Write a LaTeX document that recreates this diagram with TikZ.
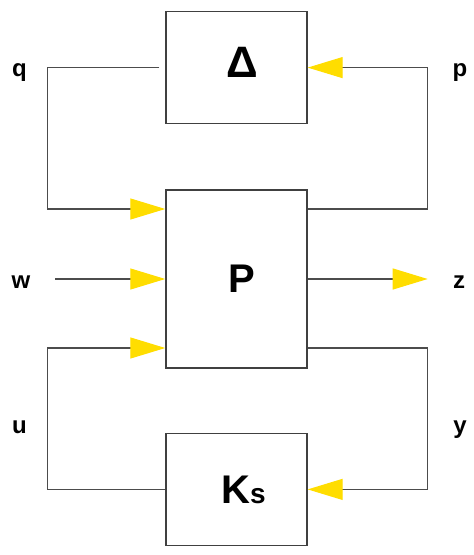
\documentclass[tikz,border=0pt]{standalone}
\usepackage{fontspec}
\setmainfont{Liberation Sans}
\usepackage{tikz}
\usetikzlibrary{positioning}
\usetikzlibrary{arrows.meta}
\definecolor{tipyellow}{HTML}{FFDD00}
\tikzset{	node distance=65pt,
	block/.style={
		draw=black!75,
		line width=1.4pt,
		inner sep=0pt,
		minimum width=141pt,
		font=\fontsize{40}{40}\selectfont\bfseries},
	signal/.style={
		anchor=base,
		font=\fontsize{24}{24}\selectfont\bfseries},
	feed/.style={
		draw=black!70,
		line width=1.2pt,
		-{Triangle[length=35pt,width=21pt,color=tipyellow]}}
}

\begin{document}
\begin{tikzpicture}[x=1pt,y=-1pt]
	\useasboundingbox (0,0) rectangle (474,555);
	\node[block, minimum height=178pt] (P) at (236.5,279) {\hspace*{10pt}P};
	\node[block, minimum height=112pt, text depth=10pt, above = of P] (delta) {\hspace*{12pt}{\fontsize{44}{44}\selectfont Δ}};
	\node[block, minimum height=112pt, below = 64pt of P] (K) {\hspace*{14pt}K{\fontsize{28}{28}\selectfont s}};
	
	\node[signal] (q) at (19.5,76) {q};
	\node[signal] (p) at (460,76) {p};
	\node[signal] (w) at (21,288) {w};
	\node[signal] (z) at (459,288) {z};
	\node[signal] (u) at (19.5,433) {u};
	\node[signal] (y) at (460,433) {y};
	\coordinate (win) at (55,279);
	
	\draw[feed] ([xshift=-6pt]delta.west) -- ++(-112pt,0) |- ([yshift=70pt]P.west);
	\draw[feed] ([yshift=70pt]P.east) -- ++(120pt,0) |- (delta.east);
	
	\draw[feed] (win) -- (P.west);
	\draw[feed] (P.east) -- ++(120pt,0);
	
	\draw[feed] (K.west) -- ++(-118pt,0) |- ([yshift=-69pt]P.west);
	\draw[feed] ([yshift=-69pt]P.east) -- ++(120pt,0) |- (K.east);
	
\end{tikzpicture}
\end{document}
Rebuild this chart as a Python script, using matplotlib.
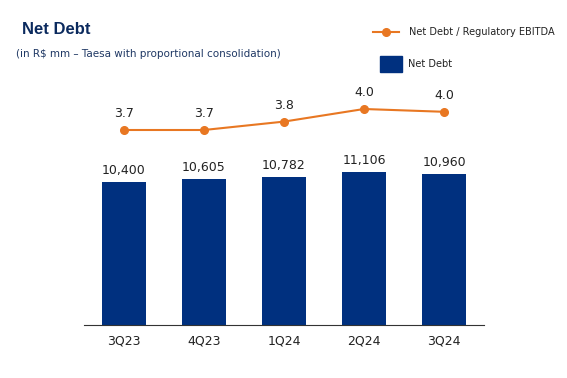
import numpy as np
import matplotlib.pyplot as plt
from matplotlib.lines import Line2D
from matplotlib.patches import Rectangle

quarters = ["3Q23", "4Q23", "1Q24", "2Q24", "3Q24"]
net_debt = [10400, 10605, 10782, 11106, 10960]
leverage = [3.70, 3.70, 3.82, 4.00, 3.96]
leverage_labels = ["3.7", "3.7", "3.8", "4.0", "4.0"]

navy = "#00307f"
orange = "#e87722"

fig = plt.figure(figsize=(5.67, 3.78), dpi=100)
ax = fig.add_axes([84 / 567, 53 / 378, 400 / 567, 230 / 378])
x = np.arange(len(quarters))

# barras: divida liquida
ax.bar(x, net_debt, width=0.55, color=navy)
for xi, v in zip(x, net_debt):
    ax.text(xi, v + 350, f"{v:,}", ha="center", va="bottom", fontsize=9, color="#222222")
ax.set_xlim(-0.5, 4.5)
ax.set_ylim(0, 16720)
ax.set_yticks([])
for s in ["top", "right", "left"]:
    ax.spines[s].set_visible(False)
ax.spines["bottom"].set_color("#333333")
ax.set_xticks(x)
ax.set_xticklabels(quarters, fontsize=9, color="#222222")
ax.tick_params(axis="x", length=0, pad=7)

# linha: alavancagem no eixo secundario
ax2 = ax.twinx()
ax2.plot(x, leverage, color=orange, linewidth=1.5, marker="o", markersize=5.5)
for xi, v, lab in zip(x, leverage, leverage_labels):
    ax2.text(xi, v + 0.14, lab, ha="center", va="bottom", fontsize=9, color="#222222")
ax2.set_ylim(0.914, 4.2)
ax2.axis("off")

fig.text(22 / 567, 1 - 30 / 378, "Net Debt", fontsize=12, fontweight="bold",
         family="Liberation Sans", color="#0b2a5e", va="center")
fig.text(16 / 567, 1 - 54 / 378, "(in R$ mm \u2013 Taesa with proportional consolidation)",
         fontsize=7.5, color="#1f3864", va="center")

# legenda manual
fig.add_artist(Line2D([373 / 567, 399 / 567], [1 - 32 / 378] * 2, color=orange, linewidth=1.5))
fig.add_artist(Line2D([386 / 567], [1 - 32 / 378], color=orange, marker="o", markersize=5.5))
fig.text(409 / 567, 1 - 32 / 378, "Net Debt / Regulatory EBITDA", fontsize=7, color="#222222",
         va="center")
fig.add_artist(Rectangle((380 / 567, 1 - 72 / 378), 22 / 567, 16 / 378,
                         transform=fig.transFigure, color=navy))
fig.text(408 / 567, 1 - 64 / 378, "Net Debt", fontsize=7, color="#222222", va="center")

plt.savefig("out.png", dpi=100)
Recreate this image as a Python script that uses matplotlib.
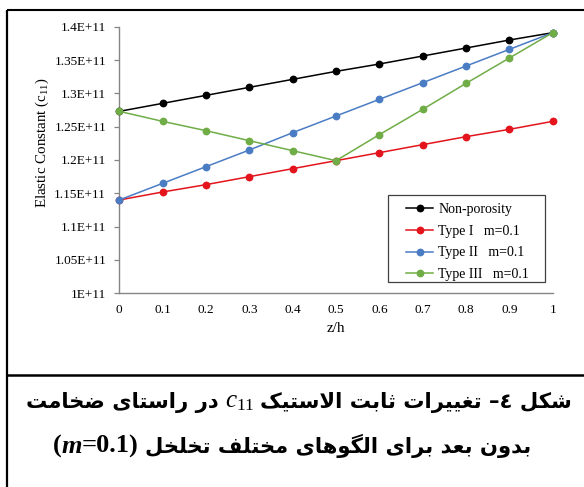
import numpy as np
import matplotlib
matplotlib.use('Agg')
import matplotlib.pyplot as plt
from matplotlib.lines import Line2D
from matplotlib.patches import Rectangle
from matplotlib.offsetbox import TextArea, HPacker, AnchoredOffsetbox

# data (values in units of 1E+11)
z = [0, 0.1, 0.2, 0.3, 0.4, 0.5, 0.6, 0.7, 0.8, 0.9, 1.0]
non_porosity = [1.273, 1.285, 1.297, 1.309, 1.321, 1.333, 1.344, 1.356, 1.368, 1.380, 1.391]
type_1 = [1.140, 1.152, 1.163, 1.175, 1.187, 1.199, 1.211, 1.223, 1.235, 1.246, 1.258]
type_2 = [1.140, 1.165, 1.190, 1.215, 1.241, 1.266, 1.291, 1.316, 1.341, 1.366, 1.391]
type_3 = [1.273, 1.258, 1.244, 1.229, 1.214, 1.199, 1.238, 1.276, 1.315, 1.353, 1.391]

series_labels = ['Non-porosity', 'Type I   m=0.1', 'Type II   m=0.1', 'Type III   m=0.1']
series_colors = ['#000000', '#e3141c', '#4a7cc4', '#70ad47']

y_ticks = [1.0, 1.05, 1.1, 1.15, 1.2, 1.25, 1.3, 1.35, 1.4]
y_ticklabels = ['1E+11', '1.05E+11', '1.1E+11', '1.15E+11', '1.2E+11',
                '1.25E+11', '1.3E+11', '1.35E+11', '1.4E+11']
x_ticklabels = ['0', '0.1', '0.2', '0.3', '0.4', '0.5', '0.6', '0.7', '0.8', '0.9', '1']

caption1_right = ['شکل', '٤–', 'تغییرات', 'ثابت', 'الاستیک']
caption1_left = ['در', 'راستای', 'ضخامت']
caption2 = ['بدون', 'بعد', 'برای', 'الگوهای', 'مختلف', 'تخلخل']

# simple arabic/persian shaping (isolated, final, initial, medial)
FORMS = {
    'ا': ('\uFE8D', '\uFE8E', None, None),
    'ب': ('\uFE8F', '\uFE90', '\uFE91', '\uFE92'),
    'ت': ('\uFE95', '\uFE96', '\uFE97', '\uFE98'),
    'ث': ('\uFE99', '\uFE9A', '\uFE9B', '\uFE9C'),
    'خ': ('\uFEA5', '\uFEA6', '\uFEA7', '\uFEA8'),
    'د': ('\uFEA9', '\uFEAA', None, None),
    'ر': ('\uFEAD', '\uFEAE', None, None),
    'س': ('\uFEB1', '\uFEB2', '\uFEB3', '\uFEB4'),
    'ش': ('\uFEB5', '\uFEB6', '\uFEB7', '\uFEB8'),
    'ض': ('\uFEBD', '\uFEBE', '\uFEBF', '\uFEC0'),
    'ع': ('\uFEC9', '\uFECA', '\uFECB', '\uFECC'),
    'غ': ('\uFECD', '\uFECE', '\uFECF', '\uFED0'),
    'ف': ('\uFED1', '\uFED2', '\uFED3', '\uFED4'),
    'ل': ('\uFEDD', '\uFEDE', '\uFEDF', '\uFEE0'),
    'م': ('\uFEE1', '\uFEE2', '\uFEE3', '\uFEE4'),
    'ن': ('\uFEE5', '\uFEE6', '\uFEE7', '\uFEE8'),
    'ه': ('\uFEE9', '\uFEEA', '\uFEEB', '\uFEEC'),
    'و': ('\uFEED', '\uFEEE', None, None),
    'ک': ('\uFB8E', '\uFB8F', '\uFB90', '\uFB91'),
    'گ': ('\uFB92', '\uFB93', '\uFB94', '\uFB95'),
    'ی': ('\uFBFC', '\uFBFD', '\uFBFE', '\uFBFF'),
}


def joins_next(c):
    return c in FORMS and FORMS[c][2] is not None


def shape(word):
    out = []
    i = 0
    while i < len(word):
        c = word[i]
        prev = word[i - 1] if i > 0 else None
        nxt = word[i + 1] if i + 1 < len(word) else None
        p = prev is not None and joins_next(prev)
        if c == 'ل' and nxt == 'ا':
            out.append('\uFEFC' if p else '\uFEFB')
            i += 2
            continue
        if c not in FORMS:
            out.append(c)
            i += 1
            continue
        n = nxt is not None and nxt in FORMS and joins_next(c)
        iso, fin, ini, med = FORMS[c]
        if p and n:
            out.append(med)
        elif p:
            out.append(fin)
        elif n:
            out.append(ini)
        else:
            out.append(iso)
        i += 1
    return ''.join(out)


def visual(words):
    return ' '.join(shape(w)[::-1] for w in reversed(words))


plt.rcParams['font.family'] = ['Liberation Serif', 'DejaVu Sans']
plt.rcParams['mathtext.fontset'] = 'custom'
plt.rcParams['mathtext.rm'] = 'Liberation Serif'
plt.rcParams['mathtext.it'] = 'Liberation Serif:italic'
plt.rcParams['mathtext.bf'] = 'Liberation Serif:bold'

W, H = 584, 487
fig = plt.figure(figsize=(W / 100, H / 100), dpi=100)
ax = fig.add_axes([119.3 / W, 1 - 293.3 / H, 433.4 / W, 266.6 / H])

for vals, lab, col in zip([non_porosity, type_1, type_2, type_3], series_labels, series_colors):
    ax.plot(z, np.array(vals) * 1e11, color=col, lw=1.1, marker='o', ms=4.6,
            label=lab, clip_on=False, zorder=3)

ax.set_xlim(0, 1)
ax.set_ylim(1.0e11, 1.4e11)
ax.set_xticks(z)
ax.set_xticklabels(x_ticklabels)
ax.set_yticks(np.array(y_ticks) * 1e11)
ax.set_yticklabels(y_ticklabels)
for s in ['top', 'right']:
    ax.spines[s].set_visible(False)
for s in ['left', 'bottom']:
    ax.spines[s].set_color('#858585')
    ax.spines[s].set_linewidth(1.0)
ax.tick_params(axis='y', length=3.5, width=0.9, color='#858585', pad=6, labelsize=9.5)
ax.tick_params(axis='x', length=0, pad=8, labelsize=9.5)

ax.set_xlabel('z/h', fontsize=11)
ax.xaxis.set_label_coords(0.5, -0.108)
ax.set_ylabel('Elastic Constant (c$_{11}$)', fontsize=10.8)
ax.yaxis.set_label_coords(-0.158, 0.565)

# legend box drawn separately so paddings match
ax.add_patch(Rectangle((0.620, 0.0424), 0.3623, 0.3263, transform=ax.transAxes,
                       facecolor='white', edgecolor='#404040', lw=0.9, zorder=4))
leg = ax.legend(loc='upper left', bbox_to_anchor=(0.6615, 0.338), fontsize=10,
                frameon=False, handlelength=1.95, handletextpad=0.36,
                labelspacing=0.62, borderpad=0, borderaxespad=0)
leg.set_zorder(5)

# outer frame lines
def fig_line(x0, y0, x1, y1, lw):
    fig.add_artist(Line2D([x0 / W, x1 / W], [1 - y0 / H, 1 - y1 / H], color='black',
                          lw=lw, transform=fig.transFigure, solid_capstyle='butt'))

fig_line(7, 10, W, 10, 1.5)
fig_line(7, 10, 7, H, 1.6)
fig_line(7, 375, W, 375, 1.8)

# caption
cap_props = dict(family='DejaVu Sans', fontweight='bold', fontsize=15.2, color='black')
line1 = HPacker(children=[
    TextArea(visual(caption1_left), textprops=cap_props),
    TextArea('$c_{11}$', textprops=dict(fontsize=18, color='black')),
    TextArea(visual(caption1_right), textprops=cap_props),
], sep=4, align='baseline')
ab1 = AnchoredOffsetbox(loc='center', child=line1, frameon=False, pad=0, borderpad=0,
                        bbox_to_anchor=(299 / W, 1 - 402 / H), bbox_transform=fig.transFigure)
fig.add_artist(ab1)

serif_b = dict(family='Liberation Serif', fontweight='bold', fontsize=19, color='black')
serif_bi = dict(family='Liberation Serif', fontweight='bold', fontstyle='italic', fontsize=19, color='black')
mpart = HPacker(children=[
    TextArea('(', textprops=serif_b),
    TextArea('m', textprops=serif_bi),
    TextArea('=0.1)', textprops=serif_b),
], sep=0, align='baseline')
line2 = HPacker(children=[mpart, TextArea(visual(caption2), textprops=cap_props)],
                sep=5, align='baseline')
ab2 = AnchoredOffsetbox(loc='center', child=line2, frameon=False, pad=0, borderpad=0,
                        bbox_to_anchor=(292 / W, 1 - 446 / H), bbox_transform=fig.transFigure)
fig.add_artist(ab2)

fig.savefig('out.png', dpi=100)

-*-*-

Filter out all lines lacking the word "with" and copy the rest.

Write a LaTeX document that recreates this diagram with TikZ.
fig.text(16 / 567, 1 - 54 / 378, "(in R$ mm \u2013 Taesa with proportional consolidation)",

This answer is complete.